2. Innovators before chains
Datassential tracks a specific segment of independent menus classified as “US Innovators,” restaurants whose job is to be first. Shirley Temple’s recent rise on menus is a clear example: U.S. Innovators adopted it first, and the rest of the industry followed within a year or two. The lag between innovator adoption and mainstream adoption is a predictable pattern, and it creates a reliable window for action.
3. Cuisine type as a leading indicator
Trends often start deep within a specific cuisine type before migrating outward. Birria was growing in Mexican restaurants well before it showed up on general market menus. Tracking what’s happening within a cuisine type, rather than across all menus, gives you a preview of what the broader market will want in 12 to 24 months.
4. Cross-validation across menu, consumer, and social data
A food or beverage emerging on menus with no consumer awareness is interesting. A food or beverage whose consumer awareness and social mentions are growing is a strong indicator of a true trend. Datassential validates across all three data sources simultaneously. A great example of a meaningful emerging trend today? Hojicha appears on less than one percent of menus today, but it’s growing across social mentions and showing rising awareness among younger and Asian consumers. The menu data is the signal; the consumer and social data confirm it’s not a fluke. This can also work when social or consumer data provides the signal; the key is to analyze the data holistically.
Fads Are Not the Enemy
The fad vs. trend debate sometimes gets framed as a question of legitimacy, as if only “real” trends deserve attention, but that’s the wrong framing.
Fads are real market signals. They just require a different response. The question isn’t whether something is a fad or a trend. It’s whether it’s an easy operational lift, whether it supports your brand narrative, and whether it can drive a social moment even if it doesn’t drive long-term volume. Sushi burritos may never be a permanent menu staple, but the broader trends they signaled (cultural mash-ups and the evolution of Asian cuisine) very much are.
More often, what looks like a fad is actually a collection of related moments that, taken together, indicate the start of something larger. That’s how trends emerge: as clusters of seemingly unrelated fads coalescing around a common consumer truth.

Why Your AI Tool Might
Be Getting Trends Wrong
This is where it gets important.
As AI becomes embedded in food and beverage workflows, more teams are asking their LLMs trend questions. And the results are inconsistent in ways that matter. To illustrate this, Datassential ran a simple test: asking which generation loves mocktails the most to four different sources — Datassential AI, ChatGPT, Claude, and Gemini.
Three of the four got the right answer (Gen Z). One did not. That’s not a rounding error — that’s a divergent business recommendation depending on which tool your team happened to use that day.

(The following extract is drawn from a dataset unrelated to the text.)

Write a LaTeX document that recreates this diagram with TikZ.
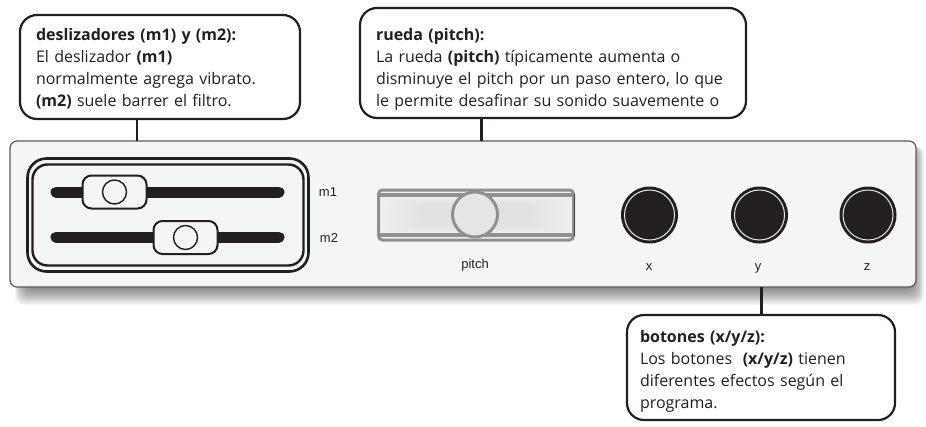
\documentclass[tikz,border=0pt]{standalone}
\usepackage{fontspec}
\setmainfont{Open Sans}
\newfontfamily\labelfont{Liberation Sans}
\usetikzlibrary{calc}
\definecolor{ink}{HTML}{231F20}
\definecolor{panelfill}{HTML}{F4F6F6}
\definecolor{wheelgrey}{HTML}{8F9191}
\newcommand{\toppad}[1]{\rule{0pt}{#1pt}}
\tikzset{
  x=1pt,y=-1pt,
  callout/.style={draw=ink,line width=2.2pt,rounded corners=17pt,fill=white,anchor=north west,align=left,inner ysep=0pt,outer sep=0pt,text=ink,
    font=\fontsize{16}{22}\selectfont},
  lead/.style={draw=ink,line width=2.2pt},
  track/.style={draw=ink,line width=11pt,line cap=round},
  knob/.style={draw=ink,line width=2pt,fill=panelfill,rounded corners=9pt,minimum width=64pt,minimum height=33pt,inner sep=0pt},
  knobdot/.style={circle,draw=ink,line width=1.4pt,fill=panelfill,minimum size=24pt,inner sep=0pt},
  tag/.style={font=\labelfont\fontsize{13}{15}\selectfont,text=ink,inner sep=0pt},
  button/.style={circle,fill=ink,minimum size=57pt,inner sep=0pt},
  ring/.style={circle,draw=white!90!ink,line width=1pt,minimum size=50pt,inner sep=0pt},
}
\begin{document}
\begin{tikzpicture}
\useasboundingbox (0,0) rectangle (926,426);
% panel shadow
\foreach \i in {1,2,...,14}
  \fill[black,opacity=0.04,rounded corners=9pt] (14+\i*0.8,146) rectangle (925-\i*0.8,306-\i*1.2);
% panel
\node[draw=ink!75,line width=1.2pt,fill=panelfill,rounded corners=7pt,minimum width=906pt,minimum height=146pt,inner sep=0pt,outer sep=0pt,anchor=north west] (panel) at (10,141) {};
% callouts
\node[callout,minimum width=280pt,minimum height=104pt,inner xsep=16pt,text width=248pt] (slidebox) at (20,15)
  {\toppad{16}\textbf{deslizadores (m1) y (m2):}\\El deslizador \textbf{(m1)}\\normalmente agrega vibrato.\\\textbf{(m2)} suele barrer el filtro.};
\node[callout,minimum width=386pt,minimum height=110pt,inner xsep=16pt,text width=354pt] (wheelbox) at (360,8)
  {\toppad{24}\textbf{rueda (pitch):}\\La rueda \textbf{(pitch)} típicamente aumenta o\\disminuye el pitch por un paso entero, lo que\\le permite desafinar su sonido suavemente o};
\node[callout,minimum width=268pt,minimum height=105pt,inner xsep=13pt,text width=242pt] (btnbox) at (627,315)
  {\toppad{20}\textbf{botones (x/y/z):}\\Los botones \ \textbf{(x/y/z)} tienen\\diferentes efectos según el\\programa.};
\coordinate (slidelead) at (137,119);
\coordinate (wheellead) at (481.5,118);
\coordinate (btnlead) at (761.5,315);
\draw[lead] (slidelead) -- (slidelead |- panel.north);
\draw[lead] (wheellead) -- (wheellead |- panel.north);
\draw[lead] (btnlead) -- (btnlead |- panel.south);
% slider frame
\node[draw=ink,line width=2.6pt,rounded corners=19pt,minimum width=281pt,minimum height=113pt,inner sep=0pt] (frameout) at (168,215) {};
\node[draw=ink,line width=2.4pt,rounded corners=15pt,minimum width=271pt,minimum height=101pt,inner sep=0pt] (framein) at (168,215) {};
\coordinate (t1a) at (56,192); \coordinate (t1b) at (279,192);
\coordinate (t2a) at (56,237); \coordinate (t2b) at (279,237);
\draw[track] (t1a) -- (t1b);
\draw[track] (t2a) -- (t2b);
\node[knob] (k1) at (114.5,192) {};
\node[knob] (k2) at (185.5,237.5) {};
\node[knobdot] (d1) at (114.5,192) {};
\node[knobdot] (d2) at (185.5,237.5) {};
\node[tag] (m1) at (328,192) {m1};
\node[tag] (m2) at (329,238) {m2};
% pitch wheel
\fill[white!94!black,rounded corners=2pt] (378,190) rectangle (574,240);
\foreach \i in {0,1,...,13}
  \fill[black,opacity=0.005,rounded corners=8pt] (380+\i*3,197+\i*0.5) rectangle (572-\i*3,233-\i*0.5);
\node[draw=wheelgrey,line width=3pt,rounded corners=4pt,minimum width=195pt,minimum height=50pt,inner sep=0pt,outer sep=0pt] (wheel) at (476,215) {};
\draw[draw=wheelgrey,line width=3.3pt] ($(wheel.north west)+(1,5)$) -- ($(wheel.north east)+(-1,5)$);
\draw[draw=wheelgrey,line width=3.3pt] ($(wheel.south west)+(1,-5)$) -- ($(wheel.south east)+(-1,-5)$);
\draw[draw=ink!85,line width=1pt] ($(wheel.north east)+(1,4)$) -- ($(wheel.south east)+(1,-4)$);
\node[circle,draw=wheelgrey,line width=3pt,fill=white!90!black,minimum size=45pt,inner sep=0pt] (wheeldot) at (475,214.5) {};
\node[tag] (pitchtag) at (475,265) {pitch};
% buttons
\foreach \n/\px/\lx in {x/649.5/649,y/759.5/758,z/868/867}{
  \node[button] (b\n) at (\px,215) {};
  \node[ring] (r\n) at (\px,215) {};
  \node[tag,anchor=base] (l\n) at (\lx,270) {\n};
}
\end{tikzpicture}
\end{document}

More problematically, when the answers were traced back to their sources, the underlying data ranged from blog posts to Instagram content, with articles spanning multiple years and lacking a consistent methodology for comparing across demographics.
Your AI is only as good as the data it’s built on. Generic LLMs are trained on publicly available internet content — scraped, inconsistently structured, and often outdated. They can produce fluent, confident-sounding answers about food trends. What they can’t do is tell you whether consumer awareness of a flavor is growing or plateauing (or by how much), which generations over-index for a specific product affinity, or what the future growth projection for an ingredient looks like based on meticulously coded, longitudinal menu tracking.
Datassential AI is built on a fundamentally different foundation: 500,000+ consumers surveyed annually, 20+ years of menu data, and decades of expert classification by food and beverage specialists. The answers it produces aren’t just more accurate; they are transparent. You can see the underlying data, cut it by demographic, and go from a chat response directly into the tool to verify the full picture.
That’s the difference between an answer that sounds right and an answer you can defend in a business review.